DisTanz = (Aufhebung(Zeit))(Aufhebung(Raum)) = endlos

Gestern Abend gastierte im neuen Theaterpavillon das Duo Distanz, das sich aus Markus Lauterburg (Perkussion, Komposition) und Beatrice Im Obersteg (Tanz, Choreographie) zusammensetzt, mit ihrem neuen Programm «endlos». Das Beste daran: Heute um 20 Uhr ist es am selben Ort nochmals zu sehen. Ich kann einzig bekennen: es lohnt sich schwer!

Ich stehe vor dem blauen Theaterpavillon. Rauchend, mit wunderhübschem Blick auf den Treibhausvorgarten – wo Redaktionskolleginnen, 3fach-Prominenz und andere vorbeihuschen – sowie hinter das Glas, hinein in die Bar. Sehe das Service-Personal sich hektisch zwischen den Tischen hin- und herbewegen. Das gedämpfte Licht drinnen im Kontrast zum eitlen Sonnenschein draussen, dreht die Szene ins Absurde. Auf den Fussballfeldern nebenan kickt die Jugend, der man spätestens seit dem neuen Peter-Doherty-Video eine gewisse Ästhetik nicht absprechen kann. Die Türen des Pavillons öffnen sich. Es ist Zeit. Am Anfang ist ein Tisch. Und eine Reihe Holzklötzchen, die in einer Kettenreaktion umfallen. Dann setzt ein bedächtiges Rauschen ein. Beatrice Im Obersteg beginnt die Geheimnisse des Lebens mit ihrem Körper, ihren Bewegungen, die mehr und mehr mit der Musik verschmelzen, auszudrücken. Wozu noch Worte?

Das Stück «endlos» ist die Frucht einer Zusammenarbeit, die sich bereits über einige Projekte erstreckt. Es wirkt gleichermassen schöpferisch wie apokalyptisch. Assoziationen steigen auf, während Im Obersteg sich mit unglaublicher Leichtigkit und Ausdruckskraft zwischen den zwei Stühlen – die neben Tisch und Holzklötzen die einzigen Requisiten sind – bewegt. Assoziationen die von Kubricks «2001» bis zu schamanistischen Weihungsriten mexikanischer Ureinwohner reichen. Das minimalistische Bühnenequipent reicht, um eine Illusion der aufgehobenen Schwerkraft zu erzeugen. Die Zeit im Aufführungsraum scheint still zu stehen, während draussen unbemerkbar eine ganze Stunde vorbeizieht. Zeit und Raum sind relativ, manipulierbar. Zumindest in unserer Wahrnehmung. Es ist bereits die fünfte gemeinsame Produktion, die heute aufgeführt wird – und das merkt man. Scheinbar telepathisch kommunizierten Tanz und Perkussion, beeinflussen sich wechselwirkend. Bewusst greift Distanz archaische, überpersönliche Themen auf, um sie in der Einsamkeit des Erlebens als Einzelschicksal darzustellen, was hier hervorragend gelingt. Das ist das Schöne an den «abstrakteren» Kunstformen. Jeder proijeziert sich selbst ins Geschehen hinen, erspinnt sich seine eigenen Zusammenhänge, deutet die üppige Symbolsprache anders.

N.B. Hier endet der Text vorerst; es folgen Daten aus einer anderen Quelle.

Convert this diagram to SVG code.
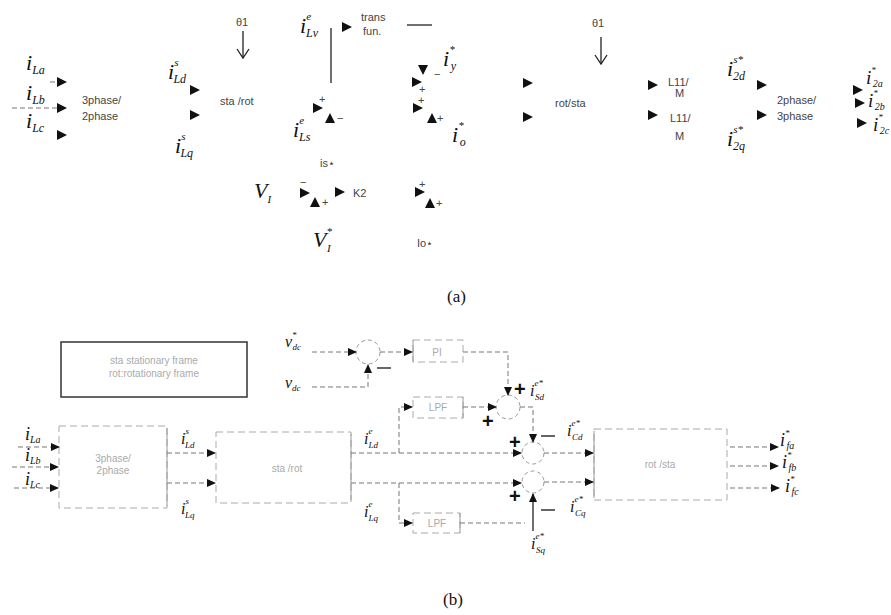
<svg xmlns="http://www.w3.org/2000/svg" xmlns:xlink="http://www.w3.org/1999/xlink" width="891" height="615" viewBox="0 0 891 615">
<style>
.m{font-family:"Liberation Serif",serif;font-style:italic;fill:#111}
.s{font-family:"Liberation Sans",sans-serif;fill:#444;font-size:11px}
.f{font-family:"Liberation Sans",sans-serif;fill:#aaa;font-size:10px}
.cap{font-family:"Liberation Serif",serif;fill:#111;font-size:17px}
.ln{stroke:#777;stroke-width:1;stroke-dasharray:5 3;fill:none}
.sl{stroke:#222;stroke-width:1.3;fill:none}
.box{stroke:#aaa;stroke-width:1;stroke-dasharray:7 4;fill:none}
.pl{font-family:"Liberation Sans",sans-serif;font-weight:bold;fill:#111;font-size:20px}
.ci{stroke:#999;stroke-width:1;stroke-dasharray:4 3;fill:none}
</style>
<defs>
<path id="tr" d="M-5,-5 L5,0 L-5,5 z" fill="#111"/>
<marker id="ah" markerUnits="userSpaceOnUse" markerWidth="9" markerHeight="8" refX="8" refY="4" orient="auto"><path d="M0,0 L9,4 L0,8 z" fill="#111"/></marker>
<path id="va" d="M-6,-9 L0,0 L6,-9" fill="none" stroke="#222" stroke-width="1.3"/>
</defs>

<!-- ===== Part (a) ===== -->
<g id="a-inputs">
<text class="m" x="26" y="70" font-size="22">i<tspan font-size="12" dy="4">La</tspan></text>
<text class="m" x="26" y="100" font-size="22">i<tspan font-size="12" dy="4">Lb</tspan></text>
<text class="m" x="26" y="128" font-size="22">i<tspan font-size="12" dy="4">Lc</tspan></text>
<use xlink:href="#tr" x="62" y="82"/><use xlink:href="#tr" x="62" y="108"/><use xlink:href="#tr" x="62" y="135"/>
</g>
<g id="a-3p2p"><text class="s" x="82" y="104">3phase/</text><text class="s" x="82" y="120">2phase</text></g>
<g id="a-ils">
<text class="m" x="168" y="79" font-size="22">i<tspan font-size="11" dy="-13">s</tspan><tspan font-size="12" dx="-5" dy="17">Ld</tspan></text>
<text class="m" x="175" y="153" font-size="22">i<tspan font-size="11" dy="-13">s</tspan><tspan font-size="12" dx="-5" dy="17">Lq</tspan></text>
<use xlink:href="#tr" x="195" y="90"/><use xlink:href="#tr" x="195" y="115"/>
</g>
<g id="a-theta1"><text class="s" x="236" y="26" font-size="12" fill="#222">θ1</text><line class="sl" x1="243" y1="31" x2="243" y2="58"/><use xlink:href="#va" x="243" y="58"/></g>
<g id="a-starot"><text class="s" x="220" y="105">sta /rot</text></g>
<g id="a-trans">
<text class="m" x="300" y="33" font-size="22">i<tspan font-size="11" dy="-13">e</tspan><tspan font-size="12" dx="-5" dy="17">Lv</tspan></text>
<line class="sl" x1="331" y1="28" x2="331" y2="83"/>
<use xlink:href="#tr" x="347" y="27"/>
<text class="s" x="361" y="21">trans</text><text class="s" x="363" y="35">fun.</text>
<line class="sl" x1="407" y1="25" x2="432" y2="25" stroke-width="1"/>
</g>
<g id="a-sum-y">
<text class="m" x="443" y="66" font-size="22">i<tspan font-size="11" dy="-13">*</tspan><tspan font-size="12" dx="-4" dy="17">y</tspan></text>
<use xlink:href="#tr" transform="translate(423,70) rotate(90)"/><text class="s" x="434" y="78" font-size="13" fill="#111">−</text>
<use xlink:href="#tr" x="417" y="82"/><text class="s" x="419" y="93" font-size="10" fill="#111">+</text>
</g>
<g id="a-sum-s">
<use xlink:href="#tr" x="318" y="108"/><text class="s" x="319" y="103" font-size="12" fill="#111">+</text>
<use xlink:href="#tr" transform="translate(330,118) rotate(-90)"/><text class="s" x="337" y="122" font-size="13" fill="#111">−</text>
<text class="m" x="293" y="137" font-size="22">i<tspan font-size="11" dy="-13">e</tspan><tspan font-size="12" dx="-5" dy="17">Ls</tspan></text>
<text class="s" x="320" y="167">is⋆</text>
</g>
<g id="a-sum-o">
<use xlink:href="#tr" x="418" y="108"/><text class="s" x="418" y="104" font-size="11" fill="#111">+</text>
<use xlink:href="#tr" transform="translate(432,118) rotate(-90)"/><text class="s" x="437" y="122" font-size="12" fill="#111">+</text>
<text class="m" x="452" y="142" font-size="22">i<tspan font-size="11" dy="-13">*</tspan><tspan font-size="12" dx="-4" dy="17">o</tspan></text>
</g>
<g id="a-k2">
<text class="m" x="254" y="198" font-size="22">V<tspan font-size="11" dy="5">I</tspan></text>
<text class="s" x="300" y="186" font-size="13" fill="#111">−</text>
<use xlink:href="#tr" x="305" y="193"/>
<use xlink:href="#tr" transform="translate(315,202) rotate(-90)"/><text class="s" x="322" y="206" font-size="12" fill="#111">+</text>
<use xlink:href="#tr" x="340" y="192"/><text class="s" x="353" y="197">K2</text>
<text class="m" x="313" y="247" font-size="22">V<tspan font-size="11" dy="-12">*</tspan><tspan font-size="11" dx="-5" dy="17">I</tspan></text>
</g>
<g id="a-sum-io">
<use xlink:href="#tr" x="420" y="192"/><text class="s" x="419" y="188" font-size="13" fill="#111">+</text>
<use xlink:href="#tr" transform="translate(430,203) rotate(-90)"/><text class="s" x="436" y="207" font-size="12" fill="#111">+</text>
<text class="s" x="417" y="247">Io⋆</text>
</g>
<g id="a-rotsta">
<use xlink:href="#tr" x="528" y="83"/><use xlink:href="#tr" x="528" y="117"/>
<text class="s" x="555" y="107">rot/sta</text>
<text class="s" x="592" y="27" font-size="12" fill="#222">θ1</text><line class="sl" x1="601" y1="37" x2="601" y2="64"/><use xlink:href="#va" x="601" y="64"/>
</g>
<g id="a-l11">
<use xlink:href="#tr" x="653" y="85"/><text class="s" x="668" y="86">L11/</text><text class="s" x="675" y="97">M</text>
<use xlink:href="#tr" x="653" y="115"/><text class="s" x="670" y="122">L11/</text><text class="s" x="675" y="140">M</text>
</g>
<g id="a-2p3p">
<text class="m" x="727" y="76" font-size="22">i<tspan font-size="11" dy="-13">s*</tspan><tspan font-size="12" dx="-10" dy="17">2d</tspan></text>
<text class="m" x="727" y="146" font-size="22">i<tspan font-size="11" dy="-13">s*</tspan><tspan font-size="12" dx="-10" dy="17">2q</tspan></text>
<use xlink:href="#tr" x="762" y="85"/><use xlink:href="#tr" x="762" y="115"/>
<text class="s" x="777" y="104">2phase/</text><text class="s" x="777" y="120">3phase</text>
</g>
<g id="a-out">
<use xlink:href="#tr" x="858" y="90"/><text class="m" x="866" y="84" font-size="19">i<tspan font-size="9" dy="-11">*</tspan><tspan font-size="10" dx="-3" dy="14">2a</tspan></text>
<use xlink:href="#tr" x="860" y="103"/><text class="m" x="868" y="107" font-size="19">i<tspan font-size="9" dy="-11">*</tspan><tspan font-size="10" dx="-3" dy="14">2b</tspan></text>
<use xlink:href="#tr" x="862" y="123"/><text class="m" x="873" y="131" font-size="19">i<tspan font-size="9" dy="-11">*</tspan><tspan font-size="10" dx="-3" dy="14">2c</tspan></text>
</g>
<text class="cap" x="447" y="302">(a)</text>

<!-- ===== Part (b) ===== -->
<g id="b-legend">
<rect x="61" y="342" width="186" height="55" fill="none" stroke="#333" stroke-width="1.5"/>
<text class="f" x="154" y="364" text-anchor="middle" fill="#666">sta stationary frame</text>
<text class="f" x="154" y="377" text-anchor="middle" fill="#666">rot:rotationary frame</text>
</g>
<g id="b-3p2p">
<rect class="box" x="59" y="426" width="108" height="82"/>
<line x1="167" y1="428" x2="167" y2="506" stroke="#999"/>
<text class="f" x="113" y="462" text-anchor="middle">3phase/</text>
<text class="f" x="113" y="474" text-anchor="middle">2phase</text>
</g>
<g id="b-in-labels">
<text class="m" x="25" y="440" font-size="18">i<tspan font-size="10" dy="3">La</tspan></text>
<text class="m" x="25" y="461" font-size="18">i<tspan font-size="10" dy="3">Lb</tspan></text>
<text class="m" x="25" y="485" font-size="18">i<tspan font-size="10" dy="3">Lc</tspan></text>
</g>
<g id="b-starot">
<rect class="box" x="216" y="432" width="135" height="71"/>
<line x1="351" y1="434" x2="351" y2="500" stroke="#999"/>
<text class="f" x="287" y="472" text-anchor="middle">sta /rot</text>
</g>
<g id="b-pi-sum">
<circle class="ci" cx="368" cy="352" r="12"/>
<text class="m" x="285" y="347" font-size="16">v<tspan font-size="9" dy="-9">*</tspan><tspan font-size="9" dx="-4" dy="12">dc</tspan></text>
<text class="m" x="285" y="388" font-size="16">v<tspan font-size="9" dy="3">dc</tspan></text>
<line x1="377" y1="368" x2="391" y2="368" stroke="#111" stroke-width="1.3"/>
</g>
<g id="b-pi"><rect class="box" x="413" y="340" width="50" height="22"/><line x1="413" y1="340" x2="413" y2="362" stroke="#999"/><text class="f" x="437" y="356" text-anchor="middle" fill="#666">PI</text></g>
<g id="b-lpf1"><rect class="box" x="413" y="397" width="50" height="21"/><line x1="463" y1="397" x2="463" y2="418" stroke="#999"/><text class="f" x="438" y="411" text-anchor="middle" fill="#666">LPF</text></g>
<g id="b-lpf2"><rect class="box" x="413" y="513" width="47" height="20"/><line x1="460" y1="513" x2="460" y2="533" stroke="#999"/><text class="f" x="437" y="527" text-anchor="middle" fill="#666">LPF</text></g>
<g id="b-sum-sd">
<circle class="ci" cx="508" cy="407" r="12"/>
<text class="pl" x="514" y="396">+</text>
<text class="m" x="530" y="396" font-size="16">i<tspan font-size="9" dy="-10">e*</tspan><tspan font-size="9" dx="-8" dy="14">Sd</tspan></text>
<text class="pl" x="482" y="428">+</text>
</g>
<g id="b-sum-cd">
<circle class="ci" cx="533" cy="453" r="11"/>
<text class="pl" x="509" y="449">+</text>
<line x1="541" y1="436" x2="555" y2="436" stroke="#111" stroke-width="1.3"/>
<text class="m" x="567" y="436" font-size="16">i<tspan font-size="9" dy="-10">e*</tspan><tspan font-size="9" dx="-8" dy="14">Cd</tspan></text>
</g>
<g id="b-sum-cq">
<circle class="ci" cx="533" cy="482" r="11"/>
<text class="pl" x="509" y="503">+</text>
<line x1="541" y1="510" x2="555" y2="510" stroke="#111" stroke-width="1.3"/>
<text class="m" x="570" y="512" font-size="16">i<tspan font-size="9" dy="-10">e*</tspan><tspan font-size="9" dx="-8" dy="14">Cq</tspan></text>
<text class="m" x="531" y="549" font-size="16">i<tspan font-size="9" dy="-10">e*</tspan><tspan font-size="9" dx="-8" dy="14">Sq</tspan></text>
</g>
<g id="b-rotsta">
<rect class="box" x="594" y="429" width="133" height="71"/>
<line x1="594" y1="431" x2="594" y2="498" stroke="#999"/>
<text class="f" x="660" y="468" text-anchor="middle">rot /sta</text>
</g>
<g id="b-mid-labels">
<text class="m" x="181" y="444" font-size="16">i<tspan font-size="9" dy="-10">s</tspan><tspan font-size="9" dx="-4" dy="14">Ld</tspan></text>
<text class="m" x="181" y="514" font-size="16">i<tspan font-size="9" dy="-10">s</tspan><tspan font-size="9" dx="-4" dy="14">Lq</tspan></text>
<text class="m" x="364" y="444" font-size="16">i<tspan font-size="9" dy="-10">e</tspan><tspan font-size="9" dx="-4" dy="14">Ld</tspan></text>
<text class="m" x="364" y="517" font-size="16">i<tspan font-size="9" dy="-10">e</tspan><tspan font-size="9" dx="-4" dy="14">Lq</tspan></text>
</g>
<g id="b-out-labels">
<text class="m" x="780" y="446" font-size="18">i<tspan font-size="9" dy="-10">*</tspan><tspan font-size="10" dx="-3" dy="13">fa</tspan></text>
<text class="m" x="782" y="468" font-size="18">i<tspan font-size="9" dy="-10">*</tspan><tspan font-size="10" dx="-3" dy="13">fb</tspan></text>
<text class="m" x="785" y="492" font-size="18">i<tspan font-size="9" dy="-10">*</tspan><tspan font-size="10" dx="-3" dy="13">fc</tspan></text>
</g>
<text class="cap" x="443" y="605">(b)</text>

<g id="connectors">
<line class="ln" x1="50" y1="82" x2="57" y2="82" stroke="#bbb"/>
<line class="ln" x1="12" y1="108" x2="57" y2="108" stroke="#bbb"/>
<line class="ln" x1="18" y1="447" x2="59" y2="447" marker-end="url(#ah)"/>
<line class="ln" x1="12" y1="467" x2="58" y2="467" marker-end="url(#ah)"/>
<line class="ln" x1="14" y1="488" x2="58" y2="488" marker-end="url(#ah)"/>
<line class="ln" x1="167" y1="453" x2="215" y2="453" marker-end="url(#ah)"/>
<line class="ln" x1="167" y1="483" x2="215" y2="483" marker-end="url(#ah)"/>
<line class="ln" x1="312" y1="352" x2="356" y2="352" marker-end="url(#ah)"/>
<polyline class="ln" points="312,387 368,387 368,365" marker-end="url(#ah)"/>
<line class="ln" x1="380" y1="352" x2="412" y2="352" marker-end="url(#ah)"/>
<polyline class="ln" points="463,352 508,352 508,395" marker-end="url(#ah)"/>
<line class="ln" x1="351" y1="453" x2="521" y2="453" marker-end="url(#ah)"/>
<line class="ln" x1="351" y1="483" x2="521" y2="483" marker-end="url(#ah)"/>
<polyline class="ln" points="399,453 399,407 412,407" marker-end="url(#ah)"/>
<polyline class="ln" points="399,483 399,523 412,523" marker-end="url(#ah)"/>
<line class="ln" x1="463" y1="407" x2="496" y2="407" marker-end="url(#ah)"/>
<line class="ln" x1="460" y1="523" x2="525" y2="523"/>
<polyline class="ln" points="520,407 533,407 533,442" marker-end="url(#ah)"/>
<line x1="533" y1="531" x2="533" y2="494" stroke="#222" stroke-width="1.3" marker-end="url(#ah)"/>
<line class="ln" x1="544" y1="453" x2="593" y2="453" marker-end="url(#ah)"/>
<line class="ln" x1="544" y1="482" x2="593" y2="482" marker-end="url(#ah)"/>
<line class="ln" x1="730" y1="447" x2="778" y2="447" marker-end="url(#ah)"/>
<line class="ln" x1="730" y1="466" x2="778" y2="466" marker-end="url(#ah)"/>
<line class="ln" x1="730" y1="488" x2="779" y2="488" marker-end="url(#ah)"/>
</g>
</svg>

Dass die spärlichen Requisiten aus Holz sind, das ein organischer Stoff ist und selbst eine gewisse Affinität zur Vergängichkeit hat im Gegensatz zu scheinbar «ewig» bestehenden, wie Stein oder (Krupp)Stahl, ist bezeichnend. Auf Artaud's Theater der Grausamkeit folgt das postmoderne Theater der Vergänglichkeit. Erst der Wunsch, unendlich verweilen zu dürfen, lässt die Brüchigkeit unseres Lebens bewusst werden.

Weitere Aufführung: Heute 20 Uhr, Theaterpavillon.